* **DIRECTIVE**:
Reproduce the listing below exactly, beginning with its first line and ending with the line that holds "from bokeh.resources import INLINE"; pictures are not part of the copy.

* **PROVIDED MATERIAL**:
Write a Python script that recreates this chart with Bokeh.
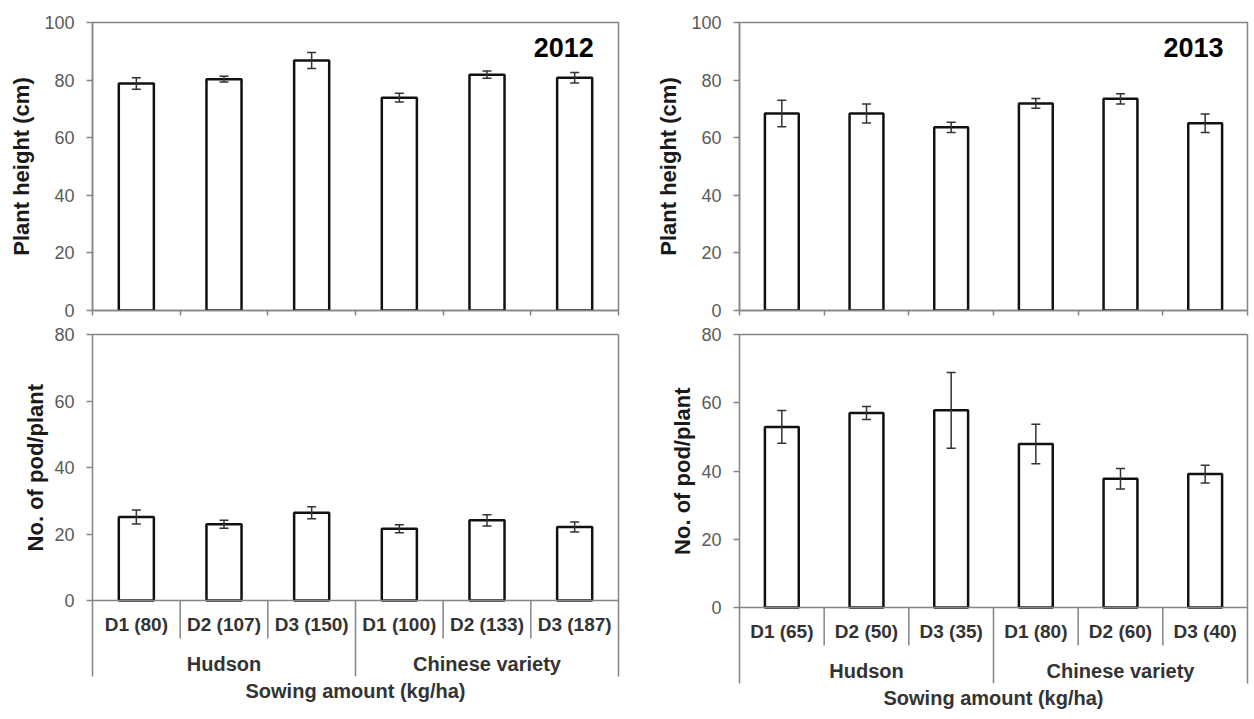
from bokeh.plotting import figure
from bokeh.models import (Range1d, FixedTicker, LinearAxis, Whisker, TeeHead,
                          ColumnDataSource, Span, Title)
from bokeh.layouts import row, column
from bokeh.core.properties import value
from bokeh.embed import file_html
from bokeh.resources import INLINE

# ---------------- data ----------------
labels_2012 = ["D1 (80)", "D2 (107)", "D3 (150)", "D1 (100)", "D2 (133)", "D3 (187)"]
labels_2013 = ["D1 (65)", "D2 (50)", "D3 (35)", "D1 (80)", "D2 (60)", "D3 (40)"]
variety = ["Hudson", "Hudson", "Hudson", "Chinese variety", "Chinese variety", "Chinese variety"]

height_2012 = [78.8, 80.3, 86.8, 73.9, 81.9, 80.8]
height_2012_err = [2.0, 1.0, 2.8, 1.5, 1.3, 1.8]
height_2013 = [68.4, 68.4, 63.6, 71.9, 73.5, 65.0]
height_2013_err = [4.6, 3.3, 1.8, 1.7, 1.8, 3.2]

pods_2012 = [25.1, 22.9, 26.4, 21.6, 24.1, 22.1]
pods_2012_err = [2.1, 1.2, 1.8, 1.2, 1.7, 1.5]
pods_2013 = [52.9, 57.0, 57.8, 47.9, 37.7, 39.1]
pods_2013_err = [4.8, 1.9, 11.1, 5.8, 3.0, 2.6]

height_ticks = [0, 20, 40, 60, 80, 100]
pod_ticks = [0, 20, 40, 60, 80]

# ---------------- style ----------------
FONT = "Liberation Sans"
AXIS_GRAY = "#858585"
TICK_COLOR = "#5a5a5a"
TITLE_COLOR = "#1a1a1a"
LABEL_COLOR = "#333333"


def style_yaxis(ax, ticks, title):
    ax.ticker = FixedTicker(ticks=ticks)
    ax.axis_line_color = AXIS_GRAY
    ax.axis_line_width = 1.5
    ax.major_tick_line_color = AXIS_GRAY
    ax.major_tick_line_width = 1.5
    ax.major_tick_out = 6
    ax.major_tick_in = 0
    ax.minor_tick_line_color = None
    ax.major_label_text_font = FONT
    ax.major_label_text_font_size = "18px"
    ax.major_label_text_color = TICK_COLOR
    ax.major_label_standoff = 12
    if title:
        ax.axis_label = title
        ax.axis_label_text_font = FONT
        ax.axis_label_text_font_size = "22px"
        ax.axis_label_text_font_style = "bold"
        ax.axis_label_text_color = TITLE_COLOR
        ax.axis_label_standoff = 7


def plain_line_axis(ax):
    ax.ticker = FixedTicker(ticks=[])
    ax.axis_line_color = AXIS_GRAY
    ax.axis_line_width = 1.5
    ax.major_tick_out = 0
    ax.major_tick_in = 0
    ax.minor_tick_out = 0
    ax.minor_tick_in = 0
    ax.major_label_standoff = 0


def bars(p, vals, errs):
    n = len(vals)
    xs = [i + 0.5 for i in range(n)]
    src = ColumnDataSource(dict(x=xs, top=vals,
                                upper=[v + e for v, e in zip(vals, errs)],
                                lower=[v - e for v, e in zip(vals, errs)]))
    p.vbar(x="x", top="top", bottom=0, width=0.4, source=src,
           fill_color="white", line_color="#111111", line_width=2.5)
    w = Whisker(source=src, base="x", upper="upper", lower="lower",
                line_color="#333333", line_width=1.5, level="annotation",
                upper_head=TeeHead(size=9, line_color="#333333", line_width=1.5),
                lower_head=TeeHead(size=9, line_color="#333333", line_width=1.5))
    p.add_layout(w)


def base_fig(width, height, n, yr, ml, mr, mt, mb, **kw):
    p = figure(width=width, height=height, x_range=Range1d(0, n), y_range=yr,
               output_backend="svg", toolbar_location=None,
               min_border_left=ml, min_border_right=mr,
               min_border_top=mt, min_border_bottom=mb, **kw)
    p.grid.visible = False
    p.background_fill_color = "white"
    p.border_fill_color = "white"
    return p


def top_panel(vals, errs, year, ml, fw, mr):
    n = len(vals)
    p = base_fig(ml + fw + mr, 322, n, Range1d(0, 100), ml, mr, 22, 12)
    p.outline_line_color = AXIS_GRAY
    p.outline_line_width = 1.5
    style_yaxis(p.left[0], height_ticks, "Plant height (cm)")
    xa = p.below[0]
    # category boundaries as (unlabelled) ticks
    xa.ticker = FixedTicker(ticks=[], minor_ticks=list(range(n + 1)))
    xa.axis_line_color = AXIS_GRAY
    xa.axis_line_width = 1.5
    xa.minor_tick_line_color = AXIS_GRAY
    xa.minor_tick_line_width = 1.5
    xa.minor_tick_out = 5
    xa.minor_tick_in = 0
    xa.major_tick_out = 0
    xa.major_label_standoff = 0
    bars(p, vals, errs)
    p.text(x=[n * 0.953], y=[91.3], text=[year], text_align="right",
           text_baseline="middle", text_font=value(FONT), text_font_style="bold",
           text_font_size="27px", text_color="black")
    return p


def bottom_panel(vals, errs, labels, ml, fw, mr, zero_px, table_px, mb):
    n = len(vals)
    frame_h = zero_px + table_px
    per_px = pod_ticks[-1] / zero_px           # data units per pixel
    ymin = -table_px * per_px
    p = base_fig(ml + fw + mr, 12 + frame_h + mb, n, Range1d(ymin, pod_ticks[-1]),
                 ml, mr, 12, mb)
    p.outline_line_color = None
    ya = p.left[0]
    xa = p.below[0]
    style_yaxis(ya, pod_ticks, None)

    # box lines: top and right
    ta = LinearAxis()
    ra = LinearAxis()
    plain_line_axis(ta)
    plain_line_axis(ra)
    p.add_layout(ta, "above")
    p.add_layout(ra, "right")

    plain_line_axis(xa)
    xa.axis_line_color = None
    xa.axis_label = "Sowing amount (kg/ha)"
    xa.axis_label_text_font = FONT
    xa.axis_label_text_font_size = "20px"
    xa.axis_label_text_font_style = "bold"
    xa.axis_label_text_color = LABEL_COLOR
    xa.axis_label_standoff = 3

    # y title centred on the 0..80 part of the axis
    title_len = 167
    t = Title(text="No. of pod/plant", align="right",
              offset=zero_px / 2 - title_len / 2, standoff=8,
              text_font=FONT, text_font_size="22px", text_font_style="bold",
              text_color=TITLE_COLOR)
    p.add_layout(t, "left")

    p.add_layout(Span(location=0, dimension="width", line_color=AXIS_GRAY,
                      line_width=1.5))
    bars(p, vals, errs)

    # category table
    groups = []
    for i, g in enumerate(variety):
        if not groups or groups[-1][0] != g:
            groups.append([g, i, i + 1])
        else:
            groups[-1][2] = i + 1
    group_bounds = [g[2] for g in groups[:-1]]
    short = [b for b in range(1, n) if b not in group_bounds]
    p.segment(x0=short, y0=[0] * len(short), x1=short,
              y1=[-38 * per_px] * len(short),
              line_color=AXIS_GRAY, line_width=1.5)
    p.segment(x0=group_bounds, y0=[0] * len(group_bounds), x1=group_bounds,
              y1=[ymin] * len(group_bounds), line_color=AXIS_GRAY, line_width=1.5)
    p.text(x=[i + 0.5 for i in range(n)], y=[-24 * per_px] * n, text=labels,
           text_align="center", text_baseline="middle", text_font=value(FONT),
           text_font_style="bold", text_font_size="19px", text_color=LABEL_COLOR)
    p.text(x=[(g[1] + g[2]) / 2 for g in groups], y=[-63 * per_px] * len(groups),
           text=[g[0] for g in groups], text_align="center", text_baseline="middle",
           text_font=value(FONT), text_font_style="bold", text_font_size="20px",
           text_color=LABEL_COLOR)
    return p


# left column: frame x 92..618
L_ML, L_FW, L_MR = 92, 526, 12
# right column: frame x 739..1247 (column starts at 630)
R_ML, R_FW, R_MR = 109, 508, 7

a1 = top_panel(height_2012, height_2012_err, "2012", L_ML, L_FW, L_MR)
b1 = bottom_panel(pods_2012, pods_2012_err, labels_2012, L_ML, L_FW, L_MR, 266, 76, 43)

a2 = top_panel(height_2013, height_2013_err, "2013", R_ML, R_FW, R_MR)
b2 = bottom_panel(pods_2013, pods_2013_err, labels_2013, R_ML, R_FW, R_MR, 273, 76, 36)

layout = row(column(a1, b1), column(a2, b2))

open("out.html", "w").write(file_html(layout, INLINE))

* **FULL SOLUTION**:
Write a Python script that recreates this chart with Bokeh.
from bokeh.plotting import figure
from bokeh.models import (Range1d, FixedTicker, LinearAxis, Whisker, TeeHead,
                          ColumnDataSource, Span, Title)
from bokeh.layouts import row, column
from bokeh.core.properties import value
from bokeh.embed import file_html
from bokeh.resources import INLINE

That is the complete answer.